### THE INPUT
···

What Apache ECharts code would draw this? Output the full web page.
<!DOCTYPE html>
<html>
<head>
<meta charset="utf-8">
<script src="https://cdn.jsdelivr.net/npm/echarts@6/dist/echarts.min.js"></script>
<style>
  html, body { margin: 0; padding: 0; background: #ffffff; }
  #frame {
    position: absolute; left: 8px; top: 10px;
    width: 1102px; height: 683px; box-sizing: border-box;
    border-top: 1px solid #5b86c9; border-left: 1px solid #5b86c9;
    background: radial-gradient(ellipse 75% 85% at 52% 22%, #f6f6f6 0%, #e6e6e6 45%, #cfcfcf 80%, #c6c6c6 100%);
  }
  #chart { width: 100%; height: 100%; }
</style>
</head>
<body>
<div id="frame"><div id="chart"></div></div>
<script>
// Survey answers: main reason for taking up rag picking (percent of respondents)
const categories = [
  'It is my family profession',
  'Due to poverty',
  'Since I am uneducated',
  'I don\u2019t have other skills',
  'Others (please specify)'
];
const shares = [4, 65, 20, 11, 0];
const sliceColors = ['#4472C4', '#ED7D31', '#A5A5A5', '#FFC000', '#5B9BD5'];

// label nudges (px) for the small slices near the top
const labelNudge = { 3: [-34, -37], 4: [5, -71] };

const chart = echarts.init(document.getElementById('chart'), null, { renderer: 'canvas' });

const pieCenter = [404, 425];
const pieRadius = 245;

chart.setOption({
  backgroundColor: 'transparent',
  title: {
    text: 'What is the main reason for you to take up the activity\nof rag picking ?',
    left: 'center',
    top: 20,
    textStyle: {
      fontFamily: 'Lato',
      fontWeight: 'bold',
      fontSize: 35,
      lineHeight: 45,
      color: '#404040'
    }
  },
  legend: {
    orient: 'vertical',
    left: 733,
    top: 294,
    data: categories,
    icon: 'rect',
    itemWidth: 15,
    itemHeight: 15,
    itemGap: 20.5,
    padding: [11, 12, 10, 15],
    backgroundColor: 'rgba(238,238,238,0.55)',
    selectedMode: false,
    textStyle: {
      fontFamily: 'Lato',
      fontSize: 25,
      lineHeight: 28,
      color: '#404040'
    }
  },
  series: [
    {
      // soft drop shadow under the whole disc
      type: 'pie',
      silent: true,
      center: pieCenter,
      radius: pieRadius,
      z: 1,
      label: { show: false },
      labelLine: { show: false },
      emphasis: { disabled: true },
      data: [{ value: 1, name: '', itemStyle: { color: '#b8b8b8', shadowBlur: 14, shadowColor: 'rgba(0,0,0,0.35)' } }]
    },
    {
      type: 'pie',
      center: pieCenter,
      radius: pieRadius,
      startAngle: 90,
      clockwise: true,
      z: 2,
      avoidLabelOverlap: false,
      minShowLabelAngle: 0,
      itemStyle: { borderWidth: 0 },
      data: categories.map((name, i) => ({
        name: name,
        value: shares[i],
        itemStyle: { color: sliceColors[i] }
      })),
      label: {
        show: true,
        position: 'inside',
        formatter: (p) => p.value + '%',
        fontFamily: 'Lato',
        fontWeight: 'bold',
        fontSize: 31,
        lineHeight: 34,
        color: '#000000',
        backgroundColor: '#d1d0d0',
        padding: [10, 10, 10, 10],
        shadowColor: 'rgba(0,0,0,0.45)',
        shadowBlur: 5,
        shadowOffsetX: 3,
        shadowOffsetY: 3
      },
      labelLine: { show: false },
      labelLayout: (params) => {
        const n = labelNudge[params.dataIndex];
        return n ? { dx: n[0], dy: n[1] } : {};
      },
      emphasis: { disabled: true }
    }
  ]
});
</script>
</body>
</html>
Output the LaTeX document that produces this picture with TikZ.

···

### AIM OF THE TASK
Reproduce each entry from the records above, character for character.

### RESPONSE TO THIS EXERCISE
What Apache ECharts code would draw this? Output the full web page.
<!DOCTYPE html>
<html>
<head>
<meta charset="utf-8">
<script src="https://cdn.jsdelivr.net/npm/echarts@6/dist/echarts.min.js"></script>
<style>
  html, body { margin: 0; padding: 0; background: #ffffff; }
  #frame {
    position: absolute; left: 8px; top: 10px;
    width: 1102px; height: 683px; box-sizing: border-box;
    border-top: 1px solid #5b86c9; border-left: 1px solid #5b86c9;
    background: radial-gradient(ellipse 75% 85% at 52% 22%, #f6f6f6 0%, #e6e6e6 45%, #cfcfcf 80%, #c6c6c6 100%);
  }
  #chart { width: 100%; height: 100%; }
</style>
</head>
<body>
<div id="frame"><div id="chart"></div></div>
<script>
// Survey answers: main reason for taking up rag picking (percent of respondents)
const categories = [
  'It is my family profession',
  'Due to poverty',
  'Since I am uneducated',
  'I don\u2019t have other skills',
  'Others (please specify)'
];
const shares = [4, 65, 20, 11, 0];
const sliceColors = ['#4472C4', '#ED7D31', '#A5A5A5', '#FFC000', '#5B9BD5'];

// label nudges (px) for the small slices near the top
const labelNudge = { 3: [-34, -37], 4: [5, -71] };

const chart = echarts.init(document.getElementById('chart'), null, { renderer: 'canvas' });

const pieCenter = [404, 425];
const pieRadius = 245;

chart.setOption({
  backgroundColor: 'transparent',
  title: {
    text: 'What is the main reason for you to take up the activity\nof rag picking ?',
    left: 'center',
    top: 20,
    textStyle: {
      fontFamily: 'Lato',
      fontWeight: 'bold',
      fontSize: 35,
      lineHeight: 45,
      color: '#404040'
    }
  },
  legend: {
    orient: 'vertical',
    left: 733,
    top: 294,
    data: categories,
    icon: 'rect',
    itemWidth: 15,
    itemHeight: 15,
    itemGap: 20.5,
    padding: [11, 12, 10, 15],
    backgroundColor: 'rgba(238,238,238,0.55)',
    selectedMode: false,
    textStyle: {
      fontFamily: 'Lato',
      fontSize: 25,
      lineHeight: 28,
      color: '#404040'
    }
  },
  series: [
    {
      // soft drop shadow under the whole disc
      type: 'pie',
      silent: true,
      center: pieCenter,
      radius: pieRadius,
      z: 1,
      label: { show: false },
      labelLine: { show: false },
      emphasis: { disabled: true },
      data: [{ value: 1, name: '', itemStyle: { color: '#b8b8b8', shadowBlur: 14, shadowColor: 'rgba(0,0,0,0.35)' } }]
    },
    {
      type: 'pie',
      center: pieCenter,
      radius: pieRadius,
      startAngle: 90,
      clockwise: true,
      z: 2,
      avoidLabelOverlap: false,
      minShowLabelAngle: 0,
      itemStyle: { borderWidth: 0 },
      data: categories.map((name, i) => ({
        name: name,
        value: shares[i],
        itemStyle: { color: sliceColors[i] }
      })),
      label: {
        show: true,
        position: 'inside',
        formatter: (p) => p.value + '%',
        fontFamily: 'Lato',
        fontWeight: 'bold',
        fontSize: 31,
        lineHeight: 34,
        color: '#000000',
        backgroundColor: '#d1d0d0',
        padding: [10, 10, 10, 10],
        shadowColor: 'rgba(0,0,0,0.45)',
        shadowBlur: 5,
        shadowOffsetX: 3,
        shadowOffsetY: 3
      },
      labelLine: { show: false },
      labelLayout: (params) => {
        const n = labelNudge[params.dataIndex];
        return n ? { dx: n[0], dy: n[1] } : {};
      },
      emphasis: { disabled: true }
    }
  ]
});
</script>
</body>
</html>
Output the LaTeX document that produces this picture with TikZ.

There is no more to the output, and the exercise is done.